The last words of Richard Wagner's Tristan und Isolde, sung by Isolde, are "hochste Lust" - highest bliss. It is typical of of Tristan and Isolde that this is a paradox. Corpses surround her. Her adulterous lover, Tristan, his loyal servant, Kurwenal, and the man who loved but betrayed Tristan, Melot, all are dead.
Her righrful husband, king Marke, stands, literally impotent. Her loving servant Brangane is forgotten. They have all been left far behind. and that's the point. Life as we know it and supposdedly crave it has been left far behind. Tristan isn't dead, but lives more truly than any of those breathing around Isolde --- than any of us. Nor does she die; she joins tristan in the life most of us can only aspire to death.

Sometimes Isolde's last outpouring is called it " a transfiguration." Tristan and Isolde are reborn through the would made by love; they burn through this too solid flesh into a state of being that is engulfing, oceanic. This is the realm of day : values, good and evil, duty, loyalty; that is a state of merely mechanical being. Night is where the heart beats and the blood course through the body and evey sense is heightened. Those ideas are the center of their lover duet in Act Two. Melot who loves Tristan and longs for Isolde interrupts the duet. He has sprung a trap and brings in the King, who loves both. Typcial of this most loved are delivered up to die. Those who are owed the most - as Tristan owes his great King fealty, as Isolde owes her good husband fidelity - are betrayed. But Tristan and Isolde are both betrayers and betrayed. In fact when they drink the supposed poison in Act One - it's a love potion - Isolde's first words to Tristan after she has drunk are : "Treuloser Holder!" Untranslatable, but essentially "Faithless most True One".

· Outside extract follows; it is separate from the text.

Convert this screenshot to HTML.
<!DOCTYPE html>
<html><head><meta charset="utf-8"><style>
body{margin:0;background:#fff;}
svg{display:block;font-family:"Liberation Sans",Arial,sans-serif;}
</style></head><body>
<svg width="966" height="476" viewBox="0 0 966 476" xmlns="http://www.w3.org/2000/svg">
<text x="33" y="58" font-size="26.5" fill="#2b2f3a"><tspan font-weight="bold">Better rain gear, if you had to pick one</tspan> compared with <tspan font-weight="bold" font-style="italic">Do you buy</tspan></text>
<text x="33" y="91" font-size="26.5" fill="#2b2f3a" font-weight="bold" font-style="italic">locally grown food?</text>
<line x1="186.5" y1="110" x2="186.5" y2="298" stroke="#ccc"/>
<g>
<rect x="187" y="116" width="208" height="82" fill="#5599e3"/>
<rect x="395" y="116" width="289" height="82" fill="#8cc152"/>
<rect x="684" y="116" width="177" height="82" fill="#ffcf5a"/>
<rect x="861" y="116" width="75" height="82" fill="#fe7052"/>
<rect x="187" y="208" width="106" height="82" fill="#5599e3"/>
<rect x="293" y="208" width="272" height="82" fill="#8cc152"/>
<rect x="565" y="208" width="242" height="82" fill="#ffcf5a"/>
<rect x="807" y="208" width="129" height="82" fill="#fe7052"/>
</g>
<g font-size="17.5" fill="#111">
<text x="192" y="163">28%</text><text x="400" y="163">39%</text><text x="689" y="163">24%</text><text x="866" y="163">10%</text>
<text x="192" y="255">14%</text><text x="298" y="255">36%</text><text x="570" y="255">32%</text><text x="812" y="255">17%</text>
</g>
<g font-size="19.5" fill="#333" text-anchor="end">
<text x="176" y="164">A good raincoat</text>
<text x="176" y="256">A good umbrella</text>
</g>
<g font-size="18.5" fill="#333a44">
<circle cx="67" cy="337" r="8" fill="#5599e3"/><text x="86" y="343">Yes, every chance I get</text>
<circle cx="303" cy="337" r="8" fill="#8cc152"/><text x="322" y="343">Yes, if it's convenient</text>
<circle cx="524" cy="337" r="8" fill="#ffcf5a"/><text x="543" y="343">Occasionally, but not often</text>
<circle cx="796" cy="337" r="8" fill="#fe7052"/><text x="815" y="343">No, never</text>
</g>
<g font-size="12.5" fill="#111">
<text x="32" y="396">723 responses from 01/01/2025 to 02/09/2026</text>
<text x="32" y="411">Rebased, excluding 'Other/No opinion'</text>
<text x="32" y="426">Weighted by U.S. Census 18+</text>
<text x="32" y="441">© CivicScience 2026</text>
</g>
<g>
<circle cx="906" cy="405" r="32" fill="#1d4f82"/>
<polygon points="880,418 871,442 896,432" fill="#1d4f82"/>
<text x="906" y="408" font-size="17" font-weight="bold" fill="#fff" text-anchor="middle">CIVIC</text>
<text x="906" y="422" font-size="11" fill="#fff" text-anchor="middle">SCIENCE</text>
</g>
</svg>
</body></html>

But the way of thinking is day thinking, to be banished through the terrible suffering of Tristan, dying slowly of Melot's wound in Act three, and through the despair of Isolde, arriving too late to repair the wound. In her final cry, Isolde links music with the sea. A sublime beauty, heard only by those who go where no one dares go, engulfs her. "In dem wogenden Schwall, in dem tonenden Schall, in des Welt-Atems All" --- "in the surging surf, in the singing waves in the vast breath of the whole world" -- there will she sink., joined forever with Tristan, alive in etrnal night, toghther, brilliant as the stars.

Tristan und isolde is the most shocking opera ever written. It was meant to be. The implications of Wagner's text and the indescribable music he invented to articulate it are unique. A good performance should leave an audience in the same contradictory state as the characters in the drama - despairingly elated, exhaustedly exuberant. We whould be senseless with the sense of an enkless beauty just beyond, and well worth dying for. and if we're sane, we should be uncertain if we should run from the opera house and take a cold shower or linger transfixed and sweaty until the next performance.